Raleigh, N.C. — An industry-backed proposal to limit local regulation of small cell tower installation is moving ahead in the North Carolina House, but the latest version preserves some local oversight.
House Bill 310, Wireless Communications Infrastructure Siting, would allow the wireless industry to mount the arrays, which are similar to booster antennas, on public structures in the right of way, like utility poles. The arrays could be as large as 6 cubic feet – twice the size of the Federal Communications Commission's current guidelines – although backers point out the FCC is still in the process of rule-making on that issue.
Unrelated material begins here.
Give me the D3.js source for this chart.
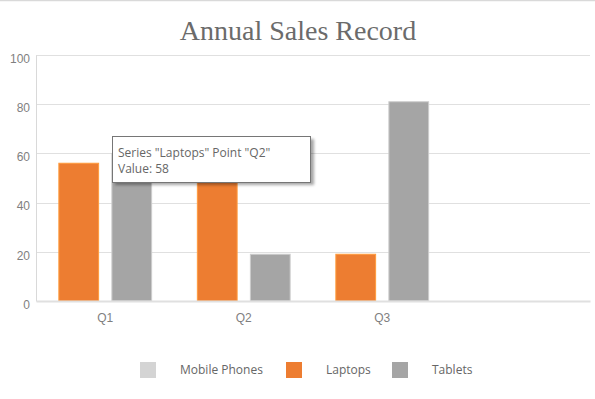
<!DOCTYPE html>
<html>
<head>
<meta charset="utf-8">
<script src="https://cdn.jsdelivr.net/npm/d3@7"></script>
<style>
  body { margin: 0; background: #fff; }
  svg { display: block; font-family: 'Open Sans', sans-serif; }
</style>
</head>
<body>
<div id="chart"></div>
<script>
const categories = ['Q1', 'Q2', 'Q3', ''];
const seriesNames = ['Mobile Phones', 'Laptops', 'Tablets'];
const seriesColors = ['#d4d4d4', '#ed7d31', '#a5a5a5'];
const mobilePhones = [null, null, null];
const laptops = [56, 58, 19];
const tablets = [60, 19, 81];
const yTicks = [0, 20, 40, 60, 80, 100];

const width = 595;
const height = 399;
const margin = { top: 55, right: 5, bottom: 98, left: 36 };

const svg = d3.select('#chart')
  .append('svg')
  .attr('width', width)
  .attr('height', height);

// top border line
svg.append('line')
  .attr('x1', 0).attr('x2', width)
  .attr('y1', 0.5).attr('y2', 0.5)
  .attr('stroke', '#d9d9d9')
  .attr('stroke-width', 1.5);

svg.append('text')
  .attr('x', 298)
  .attr('y', 40)
  .attr('text-anchor', 'middle')
  .attr('font-family', "'Liberation Serif', 'DejaVu Serif', serif")
  .attr('font-size', 28)
  .attr('fill', '#6b6b6b')
  .text('Annual Sales Record');

const x0 = d3.scaleBand()
  .domain(categories.map((c, i) => i))
  .range([margin.left, width - margin.right])
  .paddingInner(0.33)
  .paddingOuter(0.165);

const y = d3.scaleLinear()
  .domain([0, 100])
  .range([height - margin.bottom, margin.top]);

// only series that actually carry values get a slot in the group
const seriesData = [mobilePhones, laptops, tablets];
const shown = seriesNames.filter((s, i) => seriesData[i].some(v => v != null));

const x1 = d3.scaleBand()
  .domain(shown)
  .range([0, x0.bandwidth()])
  .paddingInner(0.25);

// gridlines
svg.append('g')
  .selectAll('line')
  .data(yTicks.filter(d => d > 0))
  .enter()
  .append('line')
  .attr('x1', margin.left)
  .attr('x2', width - margin.right)
  .attr('y1', d => Math.round(y(d)) + 0.5)
  .attr('y2', d => Math.round(y(d)) + 0.5)
  .attr('stroke', '#e0e0e0');

// y axis
const yAxis = svg.append('g')
  .attr('transform', `translate(${margin.left},0)`)
  .call(d3.axisLeft(y).tickValues(yTicks).tickSize(0).tickPadding(6));
yAxis.select('.domain').attr('stroke', '#d9d9d9');
yAxis.selectAll('text')
  .attr('font-size', 12)
  .attr('fill', '#7f7f7f')
  .attr('dy', '0.6em');

// bars
const bars = [];
seriesNames.forEach((name, si) => {
  seriesData[si].forEach((v, ci) => {
    if (v != null) bars.push({ name, color: seriesColors[si], cat: ci, value: v });
  });
});

svg.append('g')
  .selectAll('rect')
  .data(bars)
  .enter()
  .append('rect')
  .attr('x', d => x0(d.cat) + x1(d.name))
  .attr('y', d => y(d.value))
  .attr('width', x1.bandwidth())
  .attr('height', d => y(0) - y(d.value))
  .attr('fill', d => d.color)
  .attr('stroke', d => d3.color(d.color).brighter(0.6))
  .attr('stroke-width', 1);

// x axis
const xAxis = svg.append('g')
  .attr('transform', `translate(0,${y(0)})`)
  .call(d3.axisBottom(x0).tickFormat(i => categories[i]).tickSize(0).tickPadding(12));
xAxis.select('.domain').attr('stroke', '#e0e0e0').attr('stroke-width', 2);
xAxis.selectAll('text')
  .attr('font-size', 12)
  .attr('fill', '#7f7f7f');

// legend
const legendX = [140, 286, 392];
const legend = svg.append('g')
  .selectAll('g')
  .data(seriesNames)
  .enter()
  .append('g')
  .attr('transform', (d, i) => `translate(${legendX[i]},362)`);
legend.append('rect')
  .attr('width', 16)
  .attr('height', 16)
  .attr('fill', (d, i) => seriesColors[i]);
legend.append('text')
  .attr('x', 40)
  .attr('y', 12)
  .attr('font-size', 12)
  .attr('fill', '#666')
  .text(d => d);

// tooltip for Laptops / Q2
const tip = { series: 'Laptops', cat: 1 };
const tipValue = laptops[tip.cat];
const tg = svg.append('g').attr('transform', 'translate(112,136)');
tg.append('rect')
  .attr('x', 3).attr('y', 3)
  .attr('width', 199).attr('height', 46)
  .attr('fill', '#000')
  .attr('opacity', 0.35)
  .style('filter', 'blur(1.5px)');
tg.append('rect')
  .attr('x', 0.5).attr('y', 0.5)
  .attr('width', 198).attr('height', 46)
  .attr('fill', '#fff')
  .attr('stroke', '#767676');
tg.append('text')
  .attr('x', 6).attr('y', 21)
  .attr('font-size', 12)
  .attr('fill', '#666')
  .text(`Series "${tip.series}" Point "${categories[tip.cat]}"`);
tg.append('text')
  .attr('x', 6).attr('y', 37)
  .attr('font-size', 12)
  .attr('fill', '#666')
  .text(`Value: ${tipValue}`);
</script>
</body>
</html>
Wireless companies say the arrays are necessary to bring 5G speeds to North Carolina. AT&T lobbyist Trey Rabon told the House Energy and Utilities Committee on Thursday that mobile data usage has increased 250,000 percent over the past decade.
"This is critical technology as we see a preponderance of data growing across our network," Rabon said.
Sprint lobbyist Thomas Moore said wireless providers will spend billions of dollars upgrading infrastructure over the next few years, and the legislation would encourage them to invest more of it in North Carolina.
"This is going to create a lot of jobs," Moore said. "It’s also going to create a lot of opportunity to use this technology in jobs."
Sponsor Rep. Jason Saine, R-Lincoln, said education, health care and public safety would all benefit from faster and more pervasive broadband, adding that it will enable smart-grid and "smart city" technology as well.
Earlier versions of the measure would have banned cities from exercising zoning or other authority to deny a permit for an array. After what Saine termed "intensive negotiations," the compromise version out Thursday would give local governments more say in the matter, from zoning and design standards to community aesthetics.
"Cities have a right to rule their areas as well," Saine said "We’ve tried to bring everyone to a happy place."
The North Carolina League of Municipalities had originally opposed the bill, but spokeswoman Erin Wynia said its position is now neutral, although she referred to "outstanding questions about the public benefit that will accrue to taxpayers for allowing these companies to use the public right of way."
Several citizens urged the committee to either defeat the bill or turn it into a study.
Mary Anne Tierney, representing advocacy group Environmental Health Trust, told the committee that microwave radiation is known to cause cancer and said the frequency that 5G arrays will use is "millimeter-wave radiation," which she said could burn skin.
"Ugly small cell towers will irradiate most every home in North Carolina, including yours, with millimeter-wave radiation 24/7 without your understanding or consent," Tierney told lawmakers.
Moore, the Sprint lobbyist, responded that a study by national industry group CTIA found the radiation that would be emitted from small cell towers "is less than a laptop and less than a cordless phone."
Laura Combs, a private citizen, echoed Tierney's health concerns.
"I don’t think most citizens realize what’s coming. We’re going to have millions of these 5G towers. It will change the landscape," Combs told lawmakers. "The private citizens and what happens in their home needs to be considered.
"You will hear a whole bunch of pushback on this," Combs predicted. "Please do a study bill. Please stop and think."
Rep. Jeff Collins, R-Nash, responded by citing two peer-reviewed, non-industry studies by European researchers that found no connection between wireless device radiation and cancer.
"This shouldn't be surprising to anyone who understands radiation," Collins added.
The bill passed easily on a bipartisan voice vote and now goes to the House Finance Committee.